>> BEGIN MATERIAL SHOWN

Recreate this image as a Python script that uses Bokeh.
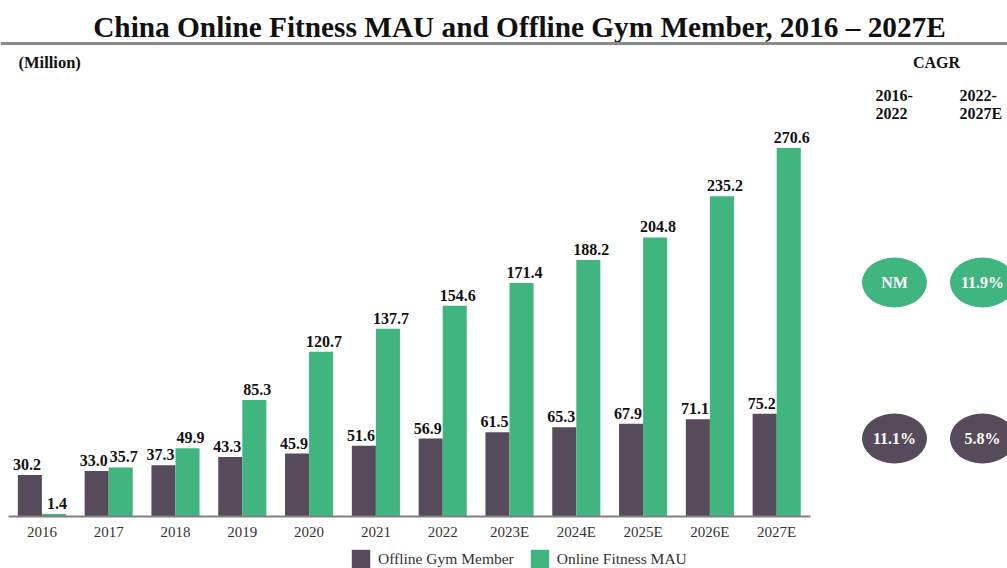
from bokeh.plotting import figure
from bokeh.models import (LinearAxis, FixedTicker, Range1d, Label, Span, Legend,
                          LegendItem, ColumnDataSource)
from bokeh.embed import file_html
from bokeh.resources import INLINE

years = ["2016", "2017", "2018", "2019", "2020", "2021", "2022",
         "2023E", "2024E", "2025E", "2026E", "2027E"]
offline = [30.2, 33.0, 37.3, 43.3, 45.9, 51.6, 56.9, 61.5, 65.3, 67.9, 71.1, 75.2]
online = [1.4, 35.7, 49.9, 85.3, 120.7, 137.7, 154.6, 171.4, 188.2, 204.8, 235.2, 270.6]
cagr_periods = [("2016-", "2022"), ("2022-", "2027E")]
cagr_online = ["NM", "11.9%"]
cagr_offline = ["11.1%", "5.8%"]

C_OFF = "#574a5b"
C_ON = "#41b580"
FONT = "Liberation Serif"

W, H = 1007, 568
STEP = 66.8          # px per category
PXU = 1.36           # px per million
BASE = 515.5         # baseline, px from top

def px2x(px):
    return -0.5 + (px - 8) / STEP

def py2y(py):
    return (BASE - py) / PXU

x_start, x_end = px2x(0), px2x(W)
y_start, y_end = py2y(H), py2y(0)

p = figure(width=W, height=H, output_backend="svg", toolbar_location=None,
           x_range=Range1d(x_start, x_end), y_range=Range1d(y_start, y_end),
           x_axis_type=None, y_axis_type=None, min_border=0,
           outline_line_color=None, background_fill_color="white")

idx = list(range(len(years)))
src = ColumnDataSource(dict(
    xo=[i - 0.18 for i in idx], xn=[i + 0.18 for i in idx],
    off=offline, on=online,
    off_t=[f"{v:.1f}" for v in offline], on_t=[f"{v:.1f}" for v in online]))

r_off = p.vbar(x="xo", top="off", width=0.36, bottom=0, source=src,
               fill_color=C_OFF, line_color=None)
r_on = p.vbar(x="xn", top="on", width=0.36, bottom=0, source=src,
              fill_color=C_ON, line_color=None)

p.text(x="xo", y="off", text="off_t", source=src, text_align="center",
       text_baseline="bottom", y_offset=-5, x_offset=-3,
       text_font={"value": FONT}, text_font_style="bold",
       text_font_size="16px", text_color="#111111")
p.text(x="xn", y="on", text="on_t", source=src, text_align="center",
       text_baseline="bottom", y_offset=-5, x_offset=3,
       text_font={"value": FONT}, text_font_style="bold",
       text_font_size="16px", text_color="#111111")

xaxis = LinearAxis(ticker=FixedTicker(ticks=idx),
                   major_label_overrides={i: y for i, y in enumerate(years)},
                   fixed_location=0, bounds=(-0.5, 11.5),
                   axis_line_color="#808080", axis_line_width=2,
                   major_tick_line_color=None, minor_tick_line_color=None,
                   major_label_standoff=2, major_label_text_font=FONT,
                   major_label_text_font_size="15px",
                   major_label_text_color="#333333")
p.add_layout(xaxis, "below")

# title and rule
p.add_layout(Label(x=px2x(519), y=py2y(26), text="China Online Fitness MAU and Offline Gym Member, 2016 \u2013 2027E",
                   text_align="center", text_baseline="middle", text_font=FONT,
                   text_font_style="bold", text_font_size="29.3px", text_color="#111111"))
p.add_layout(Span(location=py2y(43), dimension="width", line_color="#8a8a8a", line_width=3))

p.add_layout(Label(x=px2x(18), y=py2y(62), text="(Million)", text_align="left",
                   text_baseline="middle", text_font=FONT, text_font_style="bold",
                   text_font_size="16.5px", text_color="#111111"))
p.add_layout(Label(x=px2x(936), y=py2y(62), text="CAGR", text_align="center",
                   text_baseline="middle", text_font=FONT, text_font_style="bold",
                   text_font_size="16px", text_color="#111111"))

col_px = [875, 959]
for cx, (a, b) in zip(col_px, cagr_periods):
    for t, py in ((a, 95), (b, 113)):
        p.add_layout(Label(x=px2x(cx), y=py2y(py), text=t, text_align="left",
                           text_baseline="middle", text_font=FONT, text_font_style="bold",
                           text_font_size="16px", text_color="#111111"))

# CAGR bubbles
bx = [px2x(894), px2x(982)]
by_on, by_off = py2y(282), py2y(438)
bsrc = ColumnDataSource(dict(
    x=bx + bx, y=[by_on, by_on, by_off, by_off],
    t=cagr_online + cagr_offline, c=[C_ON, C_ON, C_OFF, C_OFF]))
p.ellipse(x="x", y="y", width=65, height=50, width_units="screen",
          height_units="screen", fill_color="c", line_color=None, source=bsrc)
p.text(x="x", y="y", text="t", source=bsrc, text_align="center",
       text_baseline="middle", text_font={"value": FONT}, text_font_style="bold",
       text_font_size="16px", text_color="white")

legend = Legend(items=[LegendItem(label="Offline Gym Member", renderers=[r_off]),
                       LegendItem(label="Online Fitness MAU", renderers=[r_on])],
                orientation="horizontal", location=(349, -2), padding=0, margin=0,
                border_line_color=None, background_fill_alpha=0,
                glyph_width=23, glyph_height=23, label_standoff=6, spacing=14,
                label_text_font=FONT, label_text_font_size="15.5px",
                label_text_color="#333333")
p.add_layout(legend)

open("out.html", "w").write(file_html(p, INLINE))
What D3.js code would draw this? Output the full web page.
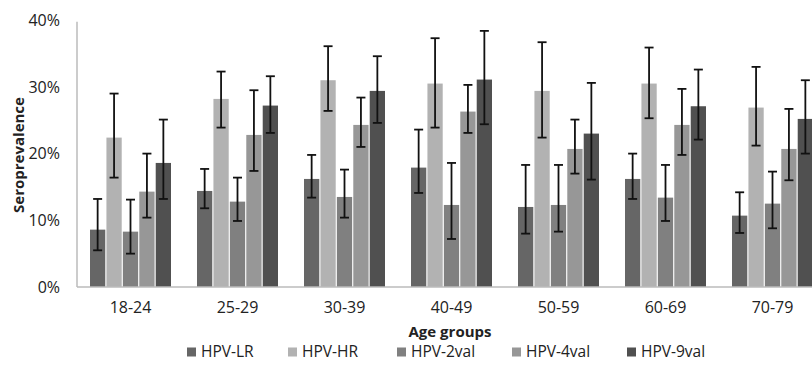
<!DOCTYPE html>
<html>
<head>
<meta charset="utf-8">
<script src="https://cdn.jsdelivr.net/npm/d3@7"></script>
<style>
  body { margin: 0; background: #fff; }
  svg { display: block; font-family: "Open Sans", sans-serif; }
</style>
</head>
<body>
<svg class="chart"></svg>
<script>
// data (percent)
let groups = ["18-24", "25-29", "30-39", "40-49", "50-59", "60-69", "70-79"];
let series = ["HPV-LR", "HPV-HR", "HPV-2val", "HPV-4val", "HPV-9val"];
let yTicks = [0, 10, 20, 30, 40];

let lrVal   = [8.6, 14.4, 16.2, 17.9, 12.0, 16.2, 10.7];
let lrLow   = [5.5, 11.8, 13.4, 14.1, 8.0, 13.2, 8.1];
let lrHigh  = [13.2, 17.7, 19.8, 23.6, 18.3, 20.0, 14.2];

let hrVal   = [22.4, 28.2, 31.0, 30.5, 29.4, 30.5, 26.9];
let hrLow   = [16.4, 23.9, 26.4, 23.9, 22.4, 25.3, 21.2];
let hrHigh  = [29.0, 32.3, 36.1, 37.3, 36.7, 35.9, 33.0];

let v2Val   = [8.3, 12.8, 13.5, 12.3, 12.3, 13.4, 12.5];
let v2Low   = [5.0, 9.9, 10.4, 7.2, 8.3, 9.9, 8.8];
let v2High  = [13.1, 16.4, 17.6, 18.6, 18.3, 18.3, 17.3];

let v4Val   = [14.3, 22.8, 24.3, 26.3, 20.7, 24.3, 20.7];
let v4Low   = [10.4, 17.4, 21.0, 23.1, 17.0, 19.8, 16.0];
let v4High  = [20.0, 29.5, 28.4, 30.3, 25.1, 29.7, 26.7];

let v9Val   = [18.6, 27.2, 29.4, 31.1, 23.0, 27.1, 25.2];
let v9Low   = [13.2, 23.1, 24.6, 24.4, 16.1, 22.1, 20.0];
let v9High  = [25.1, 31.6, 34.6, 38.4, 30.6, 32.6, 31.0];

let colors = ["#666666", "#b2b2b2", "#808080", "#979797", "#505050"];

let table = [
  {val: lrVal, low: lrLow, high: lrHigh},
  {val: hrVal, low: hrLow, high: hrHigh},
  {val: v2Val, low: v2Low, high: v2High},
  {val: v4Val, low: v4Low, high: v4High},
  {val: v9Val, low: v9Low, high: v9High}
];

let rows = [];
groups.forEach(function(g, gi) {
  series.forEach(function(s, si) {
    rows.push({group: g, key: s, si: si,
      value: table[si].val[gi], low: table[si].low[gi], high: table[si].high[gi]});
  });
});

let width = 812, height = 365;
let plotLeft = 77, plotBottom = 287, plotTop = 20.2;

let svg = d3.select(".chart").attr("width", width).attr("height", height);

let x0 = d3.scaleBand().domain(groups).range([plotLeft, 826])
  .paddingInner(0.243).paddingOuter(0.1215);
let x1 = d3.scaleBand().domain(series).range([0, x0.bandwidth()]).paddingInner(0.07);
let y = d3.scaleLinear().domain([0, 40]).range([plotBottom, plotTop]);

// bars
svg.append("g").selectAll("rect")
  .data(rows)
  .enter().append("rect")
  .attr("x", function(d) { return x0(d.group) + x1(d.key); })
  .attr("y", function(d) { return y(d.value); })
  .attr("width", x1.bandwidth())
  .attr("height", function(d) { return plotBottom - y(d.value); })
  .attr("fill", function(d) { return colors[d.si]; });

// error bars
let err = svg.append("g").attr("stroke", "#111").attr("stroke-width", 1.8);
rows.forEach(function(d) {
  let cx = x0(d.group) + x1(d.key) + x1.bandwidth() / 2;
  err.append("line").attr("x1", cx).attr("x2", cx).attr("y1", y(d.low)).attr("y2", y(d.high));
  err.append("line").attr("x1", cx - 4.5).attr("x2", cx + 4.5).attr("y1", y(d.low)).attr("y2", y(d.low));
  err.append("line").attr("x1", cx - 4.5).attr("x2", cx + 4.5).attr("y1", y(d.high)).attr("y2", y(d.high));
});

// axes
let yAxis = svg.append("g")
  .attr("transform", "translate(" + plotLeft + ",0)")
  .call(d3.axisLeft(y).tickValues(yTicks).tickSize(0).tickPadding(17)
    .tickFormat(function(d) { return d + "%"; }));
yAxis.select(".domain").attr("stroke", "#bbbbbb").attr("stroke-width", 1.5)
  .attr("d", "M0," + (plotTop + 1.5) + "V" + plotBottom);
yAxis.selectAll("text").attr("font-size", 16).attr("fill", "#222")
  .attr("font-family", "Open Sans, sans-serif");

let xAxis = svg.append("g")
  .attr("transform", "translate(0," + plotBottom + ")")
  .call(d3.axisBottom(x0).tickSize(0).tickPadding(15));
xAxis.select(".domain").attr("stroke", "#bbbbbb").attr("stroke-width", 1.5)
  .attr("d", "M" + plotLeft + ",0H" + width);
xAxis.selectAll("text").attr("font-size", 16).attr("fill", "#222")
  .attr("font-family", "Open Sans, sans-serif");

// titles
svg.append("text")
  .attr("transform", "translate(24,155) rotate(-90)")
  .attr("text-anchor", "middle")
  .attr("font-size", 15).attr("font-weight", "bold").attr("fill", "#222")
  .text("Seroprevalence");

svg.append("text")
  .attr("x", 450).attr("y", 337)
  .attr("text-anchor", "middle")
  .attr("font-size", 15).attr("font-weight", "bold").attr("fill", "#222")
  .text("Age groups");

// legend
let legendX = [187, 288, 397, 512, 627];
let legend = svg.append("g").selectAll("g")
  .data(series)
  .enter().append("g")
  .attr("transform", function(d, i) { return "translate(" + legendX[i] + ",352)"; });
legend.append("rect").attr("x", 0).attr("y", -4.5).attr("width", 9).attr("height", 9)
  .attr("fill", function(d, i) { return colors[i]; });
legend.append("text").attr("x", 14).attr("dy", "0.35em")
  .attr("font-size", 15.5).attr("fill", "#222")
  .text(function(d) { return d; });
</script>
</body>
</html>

>> END MATERIAL SHOWN

YOUR GOAL — Return only the lines running from the start of the entries above to the line that contains "from bokeh.resources import INLINE", inclusive, and omit every picture.

ANSWER TO THE EXERCISE —
Recreate this image as a Python script that uses Bokeh.
from bokeh.plotting import figure
from bokeh.models import (LinearAxis, FixedTicker, Range1d, Label, Span, Legend,
                          LegendItem, ColumnDataSource)
from bokeh.embed import file_html
from bokeh.resources import INLINE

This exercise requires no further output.